## Problem to work on
Pictures stay out. Extract the lines below from the first one through the line with "days = [h / 24 for h in hours]", both included.

## Source data
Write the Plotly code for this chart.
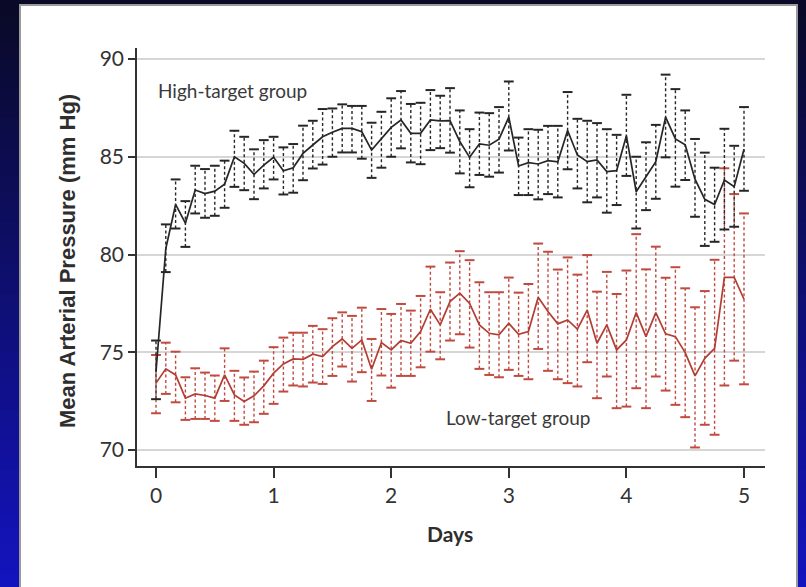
import plotly.graph_objects as go

# ---------------- data ----------------
hours = list(range(0, 121, 2))          # measurement every 2 h over 5 days
days = [h / 24 for h in hours]

high_mean = [74.0, 80.3, 82.56, 81.6, 83.3, 83.12, 83.24, 83.6, 85.0, 84.66,
             84.1, 84.57, 84.97, 84.28, 84.44, 85.17, 85.6, 86.02, 86.25, 86.45,
             86.45, 86.28, 85.34, 85.94, 86.5, 86.88, 86.2, 86.2, 86.88, 86.84,
             86.85, 85.78, 84.97, 85.66, 85.59, 85.9, 87.03, 84.53, 84.7, 84.63,
             84.8, 84.74, 86.34, 85.09, 84.75, 84.84, 84.24, 84.29, 86.07, 83.21,
             83.98, 84.75, 87.03, 85.91, 85.61, 83.85, 82.82, 82.56, 83.81, 83.47,
             85.38]
high_upper = [75.6, 81.54, 83.84, 82.73, 84.54, 84.37, 84.54, 84.8, 86.33, 86.02,
              85.38, 85.85, 86.02, 85.48, 85.65, 86.59, 86.84, 87.44, 87.47, 87.68,
              87.6, 87.6, 86.74, 87.3, 87.99, 88.36, 87.7, 87.76, 88.41, 88.12,
              88.51, 87.37, 86.41, 87.26, 87.23, 87.54, 88.85, 85.98, 86.41, 86.38,
              86.58, 86.58, 88.31, 86.94, 86.84, 86.72, 86.41, 86.12, 88.17, 85.0,
              85.74, 86.63, 89.2, 88.46, 87.37, 85.91, 85.21, 84.44, 86.43, 85.56,
              87.54]
high_lower = [72.6, 79.1, 81.33, 80.39, 82.1, 81.88, 81.98, 82.39, 83.46, 83.29,
              82.83, 83.38, 83.84, 83.07, 83.16, 83.8, 84.4, 84.6, 85.0, 85.22,
              85.22, 84.9, 83.92, 84.44, 85.0, 85.43, 84.71, 84.62, 85.34, 85.44,
              85.21, 84.15, 83.44, 84.07, 83.98, 84.19, 85.32, 83.04, 83.04, 82.82,
              83.09, 82.92, 84.36, 83.38, 82.67, 82.92, 82.14, 82.53, 84.02, 81.33,
              82.27, 82.85, 84.97, 83.47, 83.81, 81.93, 80.44, 80.65, 81.28, 81.42,
              83.26]

low_mean = [73.42, 74.15, 73.84, 72.65, 72.87, 72.79, 72.65, 73.84, 72.82, 72.48,
            72.77, 73.28, 73.93, 74.4, 74.66, 74.64, 74.9, 74.78, 75.29, 75.68,
            75.2, 75.63, 74.13, 75.49, 75.12, 75.6, 75.46, 76.06, 77.2, 76.4,
            77.59, 78.02, 77.5, 76.4, 75.97, 75.89, 76.48, 75.92, 76.06, 77.81,
            77.08, 76.45, 76.65, 76.18, 77.16, 75.46, 76.4, 75.12, 75.63, 77.03,
            75.8, 77.03, 75.94, 75.8, 74.98, 73.79, 74.69, 75.2, 78.83, 78.83,
            77.71]
low_upper = [74.86, 75.49, 75.03, 73.72, 74.18, 73.96, 73.81, 75.2, 74.05, 73.71,
             74.01, 74.57, 75.26, 75.75, 76.0, 76.0, 76.35, 76.18, 76.74, 77.04,
             76.86, 77.28, 75.68, 77.21, 76.96, 77.47, 77.13, 77.88, 79.38, 78.07,
             79.59, 80.17, 79.71, 78.58, 78.07, 78.07, 78.82, 78.05, 78.49, 80.56,
             80.14, 79.23, 79.85, 78.97, 79.97, 78.1, 79.11, 77.98, 79.18, 81.04,
             79.24, 80.4, 78.81, 79.35, 78.27, 77.3, 78.13, 79.73, 84.41, 83.09,
             82.1]
low_lower = [71.88, 72.87, 72.44, 71.54, 71.59, 71.59, 71.49, 72.51, 71.49, 71.29,
             71.42, 71.85, 72.36, 72.99, 73.3, 73.25, 73.45, 73.38, 73.79, 74.27,
             73.5, 73.98, 72.51, 73.81, 73.19, 73.79, 73.79, 74.23, 75.03, 74.64,
             75.6, 75.92, 75.24, 74.15, 73.84, 73.72, 74.1, 73.79, 73.62, 75.17,
             74.05, 73.62, 73.42, 73.25, 74.49, 72.65, 73.76, 72.14, 72.22, 73.16,
             72.14, 73.76, 73.04, 72.31, 71.68, 70.13, 71.29, 70.78, 73.3, 74.57,
             73.36]

x_ticks = [0, 1, 2, 3, 4, 5]
y_ticks = [70, 75, 80, 85, 90]

# ---------------- layout geometry (pixels) ----------------
W, H = 806, 587
L, R, T, B = 137, 765, 48, 466


def pxx(x):
    return (x - L) / (R - L)


def pxy(y):
    return (B - y) / (B - T)


BLACK = "#262626"
RED = "#b23d33"
RED_BAR = "#c04a40"

fig = go.Figure()


def bar_trace(x, lo, hi, color):
    xs, ys = [], []
    for xi, l, h in zip(x, lo, hi):
        xs += [xi, xi, None]
        ys += [l, h, None]
    return go.Scatter(x=xs, y=ys, mode="lines", hoverinfo="skip", showlegend=False,
                      line=dict(color=color, width=1.4, dash="3px,2.5px"))


def cap_trace(x, vals, color):
    return go.Scatter(x=x, y=vals, mode="markers", hoverinfo="skip", showlegend=False,
                      marker=dict(symbol="line-ew", size=7,
                                  line=dict(color=color, width=2)))


fig.add_trace(bar_trace(days, low_lower, low_upper, RED_BAR))
fig.add_trace(cap_trace(days, low_upper, RED_BAR))
fig.add_trace(cap_trace(days, low_lower, RED_BAR))
fig.add_trace(bar_trace(days, high_lower, high_upper, BLACK))
fig.add_trace(cap_trace(days, high_upper, BLACK))
fig.add_trace(cap_trace(days, high_lower, BLACK))
fig.add_trace(go.Scatter(x=days, y=low_mean, mode="lines", showlegend=False,
                         line=dict(color=RED, width=1.7), name="Low-target group"))
fig.add_trace(go.Scatter(x=days, y=high_mean, mode="lines", showlegend=False,
                         line=dict(color=BLACK, width=1.7), name="High-target group"))

# ---------------- background: blue gradient + white panel ----------------
shapes = []
n = 40
c0 = (10, 10, 40)
c1 = (20, 20, 190)
for k in range(n):
    t = k / (n - 1)
    c = tuple(int(c0[j] + (c1[j] - c0[j]) * t) for j in range(3))
    y0 = H * k / n
    y1 = H * (k + 1) / n + 1
    shapes.append(dict(type="rect", xref="paper", yref="paper", layer="below",
                       x0=pxx(0), x1=pxx(W), y0=pxy(y1), y1=pxy(y0),
                       fillcolor="rgb(%d,%d,%d)" % c, line=dict(width=0)))
shapes.append(dict(type="rect", xref="paper", yref="paper", layer="below",
                   x0=pxx(20), x1=pxx(797), y0=pxy(H + 5), y1=pxy(5),
                   fillcolor="white", line=dict(color="#9a9a9a", width=2)))

tickfam = "Lato, Open Sans, sans-serif"

fig.update_layout(
    width=W, height=H,
    margin=dict(l=L, r=W - R, t=T, b=H - B, pad=0),
    paper_bgcolor="#0a0a28",
    plot_bgcolor="white",
    shapes=shapes,
    showlegend=False,
    xaxis=dict(range=[(L - 156) / 117.6, (R - 156) / 117.6],
               tickvals=x_ticks, ticktext=[str(v) for v in x_ticks],
               ticks="outside", ticklen=10, tickwidth=1.5, tickcolor="#333",
               showline=True, linecolor="#333", linewidth=1.5,
               showgrid=False, zeroline=False,
               tickfont=dict(family=tickfam, size=21, color="#333")),
    yaxis=dict(range=[70 - (B - 450) / 19.55, 90 + (59 - T) / 19.55],
               tickvals=y_ticks, ticktext=[str(v) for v in y_ticks],
               ticks="outside", ticklen=7, tickwidth=1.5, tickcolor="#333",
               showline=True, linecolor="#333", linewidth=1.5,
               showgrid=True, gridcolor="#d6d6d6", gridwidth=2, zeroline=False,
               tickfont=dict(family=tickfam, size=21, color="#333")),
    annotations=[
        dict(text="High-target group", x=0.0, y=88.41, xref="x", yref="y",
             xanchor="left", yanchor="middle", showarrow=False,
             font=dict(family="Lato, Open Sans, sans-serif", size=19, color="#3a3a3a")),
        dict(text="Low-target group", x=2.45, y=71.64, xref="x", yref="y",
             xanchor="left", yanchor="middle", showarrow=False,
             font=dict(family="Lato, Open Sans, sans-serif", size=19, color="#3a3a3a")),
        dict(text="<b>Mean Arterial Pressure (mm Hg)</b>", x=pxx(67), y=pxy(261),
             xref="paper", yref="paper", textangle=-90, showarrow=False,
             xanchor="center", yanchor="middle",
             font=dict(family="Liberation Sans, Arial", size=22, color="#2e2e2e")),
        dict(text="<b>Days</b>", x=pxx(450), y=pxy(533), xref="paper", yref="paper",
             showarrow=False, xanchor="center", yanchor="middle",
             font=dict(family="Lato, Open Sans, sans-serif", size=21, color="#2e2e2e")),
    ],
)

fig.write_html("out.html")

## Solved exercise
Write the Plotly code for this chart.
import plotly.graph_objects as go

# ---------------- data ----------------
hours = list(range(0, 121, 2))          # measurement every 2 h over 5 days
days = [h / 24 for h in hours]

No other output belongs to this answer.